TRUE REFLECTION 2
2. When we lose it with our children, we rage.
Naturally we need time and space to calm down, wanting them to acknowledge how much they hurt us. Then, when they rage, we tell them to 'stop and start behaving immediately’. We shame their behaviour and dismiss their emotions. When they try to leave, needing space away from us, we tell them to stay and apologise on the spot. Do we apologise for our rage to them? Do we say “I am sorry for losing it. I flipped, I am sorry for what followed’? Do we allow them to invalidate our emotions and how much they hurt us?
If we are to become better at parenting, we need to allow our children’s emotional rage to cease without forcing anything on them. There is no such thing as over-reacting. Do you remember the last time someone has said to you that you ‘over-reacted‘? Our emotions are in DIRECT proportion to our upset. Although situation seems insignificant to us adults, our children’s behaviour is always proportionate to their inner pain.
REMEDY: Dedicate a place in the house for a smaller child where you allow them to ‘cool down’. Older children need to be allowed to leave and come back to discuss what happened when they feel calmer.
You teach your children it is OK to be emotional, instead of emotionally repressing. Expressing their emotions appropriately, they aren’t diverting their rage innards, nor outwards. In time they learn emotional regulation, without being scared to show their emotions. They learn that anything can be brought up for discussion and resolved, instead of being it swept under the carpet.
3. We are very authoritative, always ‘right’. Often our demands are non-negotiable, wanting our children to obey whenever we feel very strongly about something. Then, when our children feel very strongly about something, we tell them to ‘zit it’, teaching them that their opinions, wants and needs have no real value. Our children then learn to ‘control’ situations through manipulation and by pleasing others. By making our children 'wrong' repeatedly, they develop low self-esteem. And only whey they can be 'right' they feel WORTHY.

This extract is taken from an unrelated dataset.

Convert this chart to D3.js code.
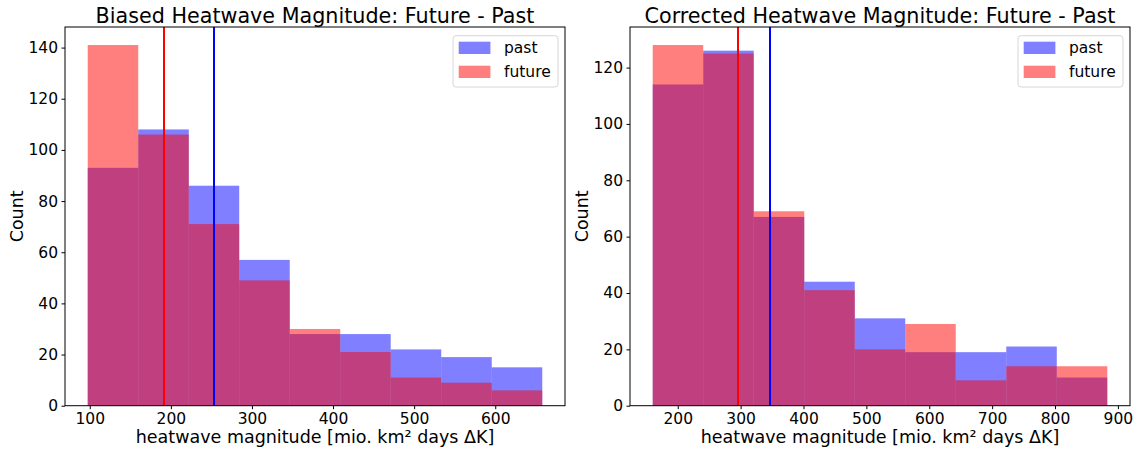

REMEDY: Create space for your child to voice his/her opinion. Discuss and explain. S/he might have a point which you may need to consider. This teaches healthy confidence and sense of worth. Our needs are equally as important as our child’s, which teaches our children value and respect for themselves, and others. Having true authority, we are seen as the confident leaders with solid rules which don't fluctuate with our mood swings.
If there is no immediate solution to a situation we can say: 'I don't know the answer right now, but we will work it out together.' Your child will learn patience and develop a sense of responsibiliy.
4. How fast are we to point out our child has made a mistake? Why are we reluctant to accept when we made one?
We feel as though we would lose control, like our authority is at stake, or as thought we would FAIL at parenting all together. We effectively say ‘Others can treat you bad without the need for an apology.’ And because they develop no respect for themselves, they end up having no respect for us either.
By allowing ourselves to appear ‘weak’ we teach them it is OK to fail. They learn to admit their mistake, as only then they can move in a direction of growth due to its correction. An apology isn't a tool of shame serving them to feel bad, but rather as a tool for developing genuine concern for the feelings of another, developing empathy.
We teach them that mistakes happen, and that they don’t define them. They need to know that they are not the actions they decided to take in the moment.
REMEDY: If you flip, start a conversation with an APOLOGY. Imagine yourself in your child's shoes and forget for a moment what you know. Allow your child to express their view without disrespecting yourself and them!
Your child is your mirror. Always. Their behaviour can serve us as a tool for self-reflection. We have a unique opportunity to heal ourselves, our wounded Inner Child, THROUGH our children.
There is no better parenting than conscious parenting. We have nothing to lose by becoming present to how we 'behave', because only then can our children truly learn from us.